Staff for the inquiry circulated an 18-page memo to lawmakers on Tuesday laying out the road map for their defense, beginning with an accusation that Mr. Schiff has “broken” a promise to treat Mr. Trump fairly.

They will argue that Mr. Trump never pressured Mr. Zelensky, and that politics had nothing to do with his calls for investigations.

“The body of evidence shows instead that President Trump holds a deep-seated, genuine and reasonable skepticism of Ukraine due to its history of pervasive corruption,” Republicans wrote. “Democrats want to impeach President Trump because unelected and anonymous bureaucrats disagree with the president’s decisions and were discomforted by his phone conversation with President Zelensky.”

The House is not impeaching Mr. Trump yet.

Lawmakers are still in the investigative phase of their work. Because they are not relying on an independent investigative body, Mr. Schiff’s committee has positioned itself as something akin to a grand jury, collecting the facts to bring charges against the president.
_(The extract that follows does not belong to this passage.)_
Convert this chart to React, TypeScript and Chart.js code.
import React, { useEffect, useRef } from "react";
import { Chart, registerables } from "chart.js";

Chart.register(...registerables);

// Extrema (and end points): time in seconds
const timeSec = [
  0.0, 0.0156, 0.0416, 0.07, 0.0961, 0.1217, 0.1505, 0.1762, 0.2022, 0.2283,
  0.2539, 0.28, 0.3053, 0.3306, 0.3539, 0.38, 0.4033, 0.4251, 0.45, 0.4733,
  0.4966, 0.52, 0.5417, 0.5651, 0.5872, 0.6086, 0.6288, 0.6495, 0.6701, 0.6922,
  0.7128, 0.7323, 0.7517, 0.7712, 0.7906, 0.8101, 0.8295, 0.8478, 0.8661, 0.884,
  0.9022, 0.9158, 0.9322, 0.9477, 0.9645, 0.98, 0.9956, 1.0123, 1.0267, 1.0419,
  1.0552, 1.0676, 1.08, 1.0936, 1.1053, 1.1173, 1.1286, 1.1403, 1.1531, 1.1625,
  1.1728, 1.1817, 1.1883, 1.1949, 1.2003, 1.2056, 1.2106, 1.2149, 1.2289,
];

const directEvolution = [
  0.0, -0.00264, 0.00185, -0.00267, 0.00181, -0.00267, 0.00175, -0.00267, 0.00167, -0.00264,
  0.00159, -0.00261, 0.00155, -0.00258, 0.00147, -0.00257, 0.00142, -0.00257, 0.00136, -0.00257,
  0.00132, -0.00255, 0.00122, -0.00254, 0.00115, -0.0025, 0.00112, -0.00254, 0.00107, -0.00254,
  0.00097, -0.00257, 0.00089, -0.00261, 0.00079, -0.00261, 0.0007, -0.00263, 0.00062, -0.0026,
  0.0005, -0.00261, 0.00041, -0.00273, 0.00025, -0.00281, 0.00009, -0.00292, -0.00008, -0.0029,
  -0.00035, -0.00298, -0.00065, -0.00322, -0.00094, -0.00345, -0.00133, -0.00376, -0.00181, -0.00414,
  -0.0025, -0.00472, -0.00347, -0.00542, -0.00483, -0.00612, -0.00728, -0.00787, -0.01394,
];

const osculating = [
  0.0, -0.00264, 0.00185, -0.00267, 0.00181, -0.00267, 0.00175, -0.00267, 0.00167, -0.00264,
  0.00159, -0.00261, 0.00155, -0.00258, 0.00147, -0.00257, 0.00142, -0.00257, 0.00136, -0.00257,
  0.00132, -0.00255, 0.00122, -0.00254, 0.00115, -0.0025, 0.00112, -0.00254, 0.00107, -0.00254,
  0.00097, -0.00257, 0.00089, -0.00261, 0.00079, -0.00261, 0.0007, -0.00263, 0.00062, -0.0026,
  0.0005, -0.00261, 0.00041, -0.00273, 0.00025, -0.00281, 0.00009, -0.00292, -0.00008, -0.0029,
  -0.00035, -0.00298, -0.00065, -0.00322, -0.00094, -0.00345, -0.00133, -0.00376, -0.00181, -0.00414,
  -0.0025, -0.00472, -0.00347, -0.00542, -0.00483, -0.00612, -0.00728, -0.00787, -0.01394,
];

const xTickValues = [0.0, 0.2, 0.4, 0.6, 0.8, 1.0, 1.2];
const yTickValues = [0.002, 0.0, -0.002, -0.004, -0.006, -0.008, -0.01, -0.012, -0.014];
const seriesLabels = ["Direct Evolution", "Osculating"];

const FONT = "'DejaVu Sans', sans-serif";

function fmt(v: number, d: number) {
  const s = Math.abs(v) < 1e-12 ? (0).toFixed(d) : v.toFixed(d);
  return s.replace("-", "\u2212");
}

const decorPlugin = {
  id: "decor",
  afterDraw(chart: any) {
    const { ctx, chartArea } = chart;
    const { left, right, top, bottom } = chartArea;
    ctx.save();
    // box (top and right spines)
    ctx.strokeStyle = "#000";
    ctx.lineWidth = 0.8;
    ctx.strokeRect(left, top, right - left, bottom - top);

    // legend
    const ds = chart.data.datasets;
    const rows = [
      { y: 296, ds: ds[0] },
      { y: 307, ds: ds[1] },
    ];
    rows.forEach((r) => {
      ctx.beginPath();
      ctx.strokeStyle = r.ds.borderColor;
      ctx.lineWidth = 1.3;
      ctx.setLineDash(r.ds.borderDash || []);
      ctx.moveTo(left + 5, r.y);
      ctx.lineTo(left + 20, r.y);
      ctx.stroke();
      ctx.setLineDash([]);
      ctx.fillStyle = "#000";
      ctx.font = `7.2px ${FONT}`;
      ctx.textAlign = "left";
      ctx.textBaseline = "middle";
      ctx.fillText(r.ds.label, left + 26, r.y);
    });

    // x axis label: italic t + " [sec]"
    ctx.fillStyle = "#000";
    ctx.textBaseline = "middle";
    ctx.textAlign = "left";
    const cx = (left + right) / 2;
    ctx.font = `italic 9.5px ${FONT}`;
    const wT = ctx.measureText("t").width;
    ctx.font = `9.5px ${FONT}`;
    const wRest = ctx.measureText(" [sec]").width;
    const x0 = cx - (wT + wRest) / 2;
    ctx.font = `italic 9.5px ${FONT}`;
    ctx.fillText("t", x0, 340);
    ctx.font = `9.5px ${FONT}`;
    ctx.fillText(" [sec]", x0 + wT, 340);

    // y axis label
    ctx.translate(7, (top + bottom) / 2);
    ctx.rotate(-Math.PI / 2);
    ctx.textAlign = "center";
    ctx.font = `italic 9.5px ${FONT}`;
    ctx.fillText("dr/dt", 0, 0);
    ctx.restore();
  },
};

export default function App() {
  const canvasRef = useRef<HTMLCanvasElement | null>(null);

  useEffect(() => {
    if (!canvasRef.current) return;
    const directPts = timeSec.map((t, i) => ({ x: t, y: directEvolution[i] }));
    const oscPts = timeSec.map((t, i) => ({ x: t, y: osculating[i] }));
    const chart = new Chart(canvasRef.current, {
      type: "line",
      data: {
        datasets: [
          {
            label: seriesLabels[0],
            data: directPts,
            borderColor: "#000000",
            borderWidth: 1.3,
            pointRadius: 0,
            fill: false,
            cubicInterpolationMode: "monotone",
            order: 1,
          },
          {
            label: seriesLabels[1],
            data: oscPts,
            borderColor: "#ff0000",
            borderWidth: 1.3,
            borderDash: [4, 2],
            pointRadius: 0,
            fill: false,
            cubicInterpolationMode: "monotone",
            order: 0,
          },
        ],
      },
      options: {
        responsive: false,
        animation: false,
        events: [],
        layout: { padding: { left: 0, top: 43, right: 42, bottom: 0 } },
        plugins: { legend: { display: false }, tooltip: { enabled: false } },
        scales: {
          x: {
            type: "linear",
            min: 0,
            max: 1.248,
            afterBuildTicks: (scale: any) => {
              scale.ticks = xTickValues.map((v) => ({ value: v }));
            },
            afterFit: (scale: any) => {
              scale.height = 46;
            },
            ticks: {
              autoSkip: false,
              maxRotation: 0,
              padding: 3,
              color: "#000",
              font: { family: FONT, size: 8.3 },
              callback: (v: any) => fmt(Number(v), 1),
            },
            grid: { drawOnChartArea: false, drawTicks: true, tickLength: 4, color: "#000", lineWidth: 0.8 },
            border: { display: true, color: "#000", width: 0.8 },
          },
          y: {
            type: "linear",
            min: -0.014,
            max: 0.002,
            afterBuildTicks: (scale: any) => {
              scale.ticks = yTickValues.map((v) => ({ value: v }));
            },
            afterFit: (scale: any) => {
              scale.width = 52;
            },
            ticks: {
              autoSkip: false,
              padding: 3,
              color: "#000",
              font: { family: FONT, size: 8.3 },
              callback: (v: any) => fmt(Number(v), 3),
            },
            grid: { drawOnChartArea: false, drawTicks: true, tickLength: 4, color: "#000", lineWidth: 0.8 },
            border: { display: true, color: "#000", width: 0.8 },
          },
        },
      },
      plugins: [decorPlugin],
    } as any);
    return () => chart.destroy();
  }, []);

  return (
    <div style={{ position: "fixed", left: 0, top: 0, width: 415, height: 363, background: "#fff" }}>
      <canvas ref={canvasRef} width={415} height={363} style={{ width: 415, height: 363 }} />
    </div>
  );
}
The committee plans to write a report and present it to the House Judiciary Committee, where articles of impeachment are traditionally drafted and debated. Democratic leaders had hoped the Judiciary Committee could complete that work this year, but the timing remains unclear.

If and when the Judiciary Committee receives a report, it could take several weeks to do its work. Ultimately, the committee will vote whether to recommend that the full House impeach Mr. Trump. If the House follows through, then the Senate must hold a trial to determine if Mr. Trump is innocent or guilty, in which case he would be removed.